La rapidité d’accès et la discrétion du cash séduisent, mais la réalité impose de peser chaque risque. S’éloigner des circuits bancaires n’immunise ni contre les sinistres, ni contre le soupçon de blanchiment en cas de contrôle fiscal.

argent liquide

Conseils pratiques pour conserver son argent liquide en toute sérénité

Conserver un petit pécule en espèces à la maison peut rendre service lors d’une panne de carte ou d’un imprévu. Mais pour vivre ce choix sans arrière-pensée, quelques règles s’imposent.

  • Limitez-vous à la somme réellement utile. Un kit d’urgence pour quelques jours suffit amplement – inutile de transformer son logement en succursale bancaire.
  • Évitez de mettre tous vos œufs dans le même panier. Préférez l’épargne sur un livret A ou un autre compte, les distributeurs de billets restent accessibles presque partout.
  • Pour des montants plus élevés, le coffre bancaire s’impose, bien plus fiable qu’une cachette improvisée.

Ne laissez jamais dormir vos économies sans surveillance.
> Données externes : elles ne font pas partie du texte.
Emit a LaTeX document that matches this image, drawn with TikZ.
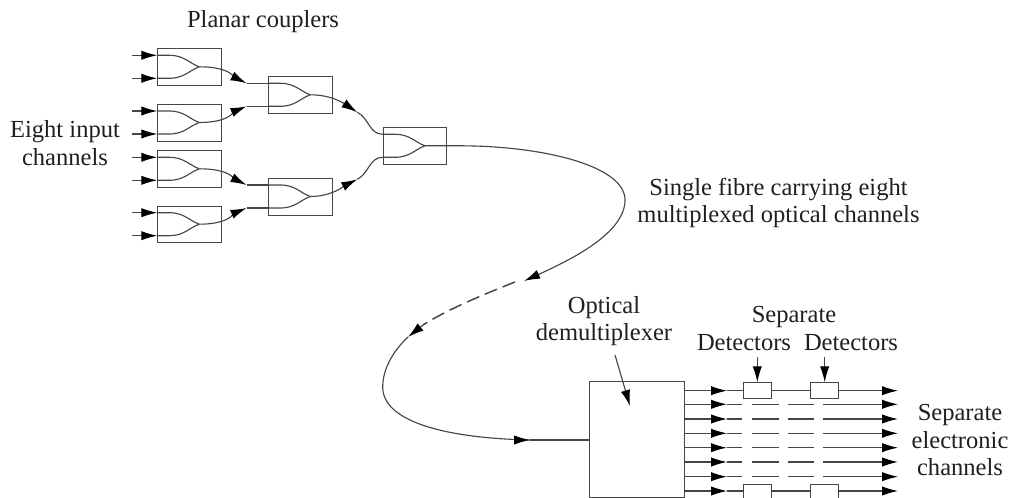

Bannissez les cachettes classiques, trop connues des cambrioleurs, et restez discret sur l’existence de votre réserve. En cas d’absence prolongée, mieux vaut déposer l’argent à la banque ou le confier à une personne digne de confiance.

Conserver du liquide ne doit pas occulter les alternatives : investissements, métaux précieux, voire crypto-monnaies pour les plus avertis. Et surtout, gardez toujours une trace de l’origine de vos fonds — seul rempart contre les soupçons de blanchiment lors d’un contrôle. Car si le cash rassure, il peut aussi, parfois, se transformer en talon d’Achille. À chacun d’y réfléchir, billet en main.